"Bear Creek has received strong local community support on our Santa Ana project..."
2) A video of the 10,000 people in the regional capital, Puno, to protest the presence of BCM.v at Santa Ana yesterday.
You be the judge.
UPDATE: Question for Andrew Kaip of BMO and Brad Humphrey of Raymond James, both of whom came out with "hmmm, maybe a small problem but nothing to worry about" calls on BCM.v this morning (and between them probably caused that early morning spike to $7.60):
"Feeling stupid yet, dudes?"
Subscribers: Expect an update mail on BCM this evening.
UPDATE 2: I've been told to put the following up by a subscriber, so I will. We first featured this story in IKN105 for subscribers and told them to be careful about BCM.v, but the excerpt below is from the article on BCM.v in IKN106, dated May 15th, when the Weekly warned subscribers of trouble to came at BCM.v and we even set an entry point target of $6.50 for the stock...which turned out to be exactly 9c too high as BCM bounced off a $6.41 low. Just luck I guess....
"...considering the smaller size of Santa Ana (see reserve/resource table here below) and offsetting that with its (theoretical at least) shorter timeline to production (Santa Ana is due commissioned in 2012 according the official company literature at least), your author currently weights around 25% to 30% of BCM.v valuation in this project. It is in trouble and the recent share price discount reflects that, but the feeling is that the market hasn’t fully grasped the depth of the trouble for BCM due to this protest that is not going to go away and is on course to halt development either indefinitely or definitively. So although the company has seen some discount, if your author’s read on this story is correct and Santa Ana becomes a no-go project there’s good reason to expect further selling in BCM and therefore a potential entry point of $6.50 on bad news is around the place where I’d consider a value entry position, this based on a rough 15% discount to current prices.

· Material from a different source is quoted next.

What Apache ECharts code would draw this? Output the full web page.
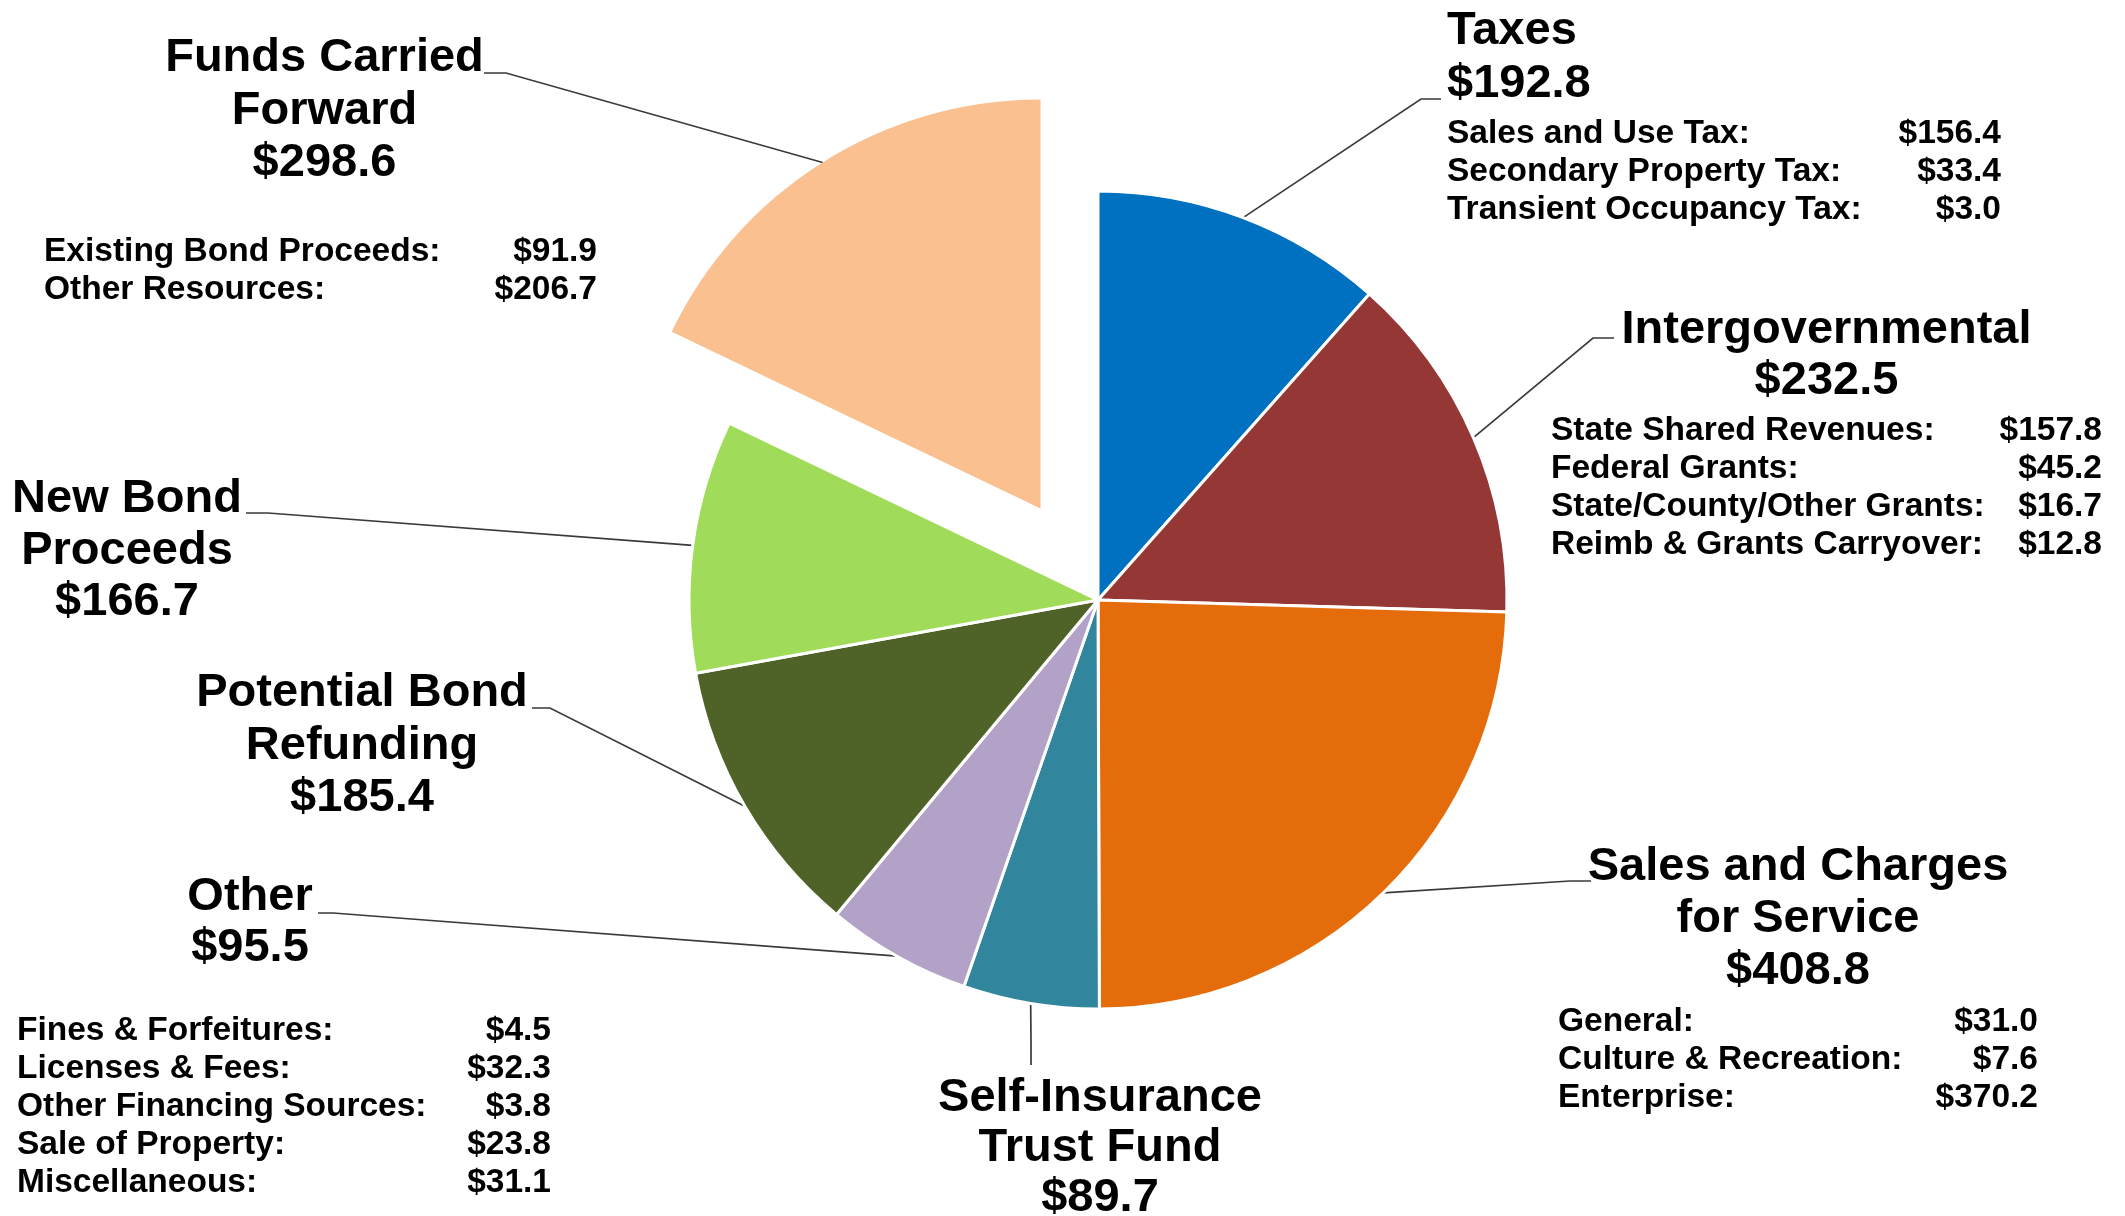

This isn’t some hard-and-fast target price, but more like a marker that will do just fine for the time being."
And then this is an excerpt from IKN107, last Sunday May 22nd:
"...as mentioned last week, I have a scratched out $6.50 price point as a potential for entry based on the larger and politically much less risky Corani project (which is still in the region of Puno but in a much safer location). If it takes two weeks or six months to reach that $6.50 level, there’s no particular problem here as I’m not long and have no rush to take up a position either. It remains to be seen how the market reacts to today’s news that they will be holding on to a dead money situation through a volatile election and into the next six months at least, something that also definitively scuppers company plans for the previously projected start of mining in 2012 at Santa Ana.
Final point: Why this ongoing coverage about BCM.v? Because there’s a chance of getting in cheap on the world-class Corani project here, that’s all."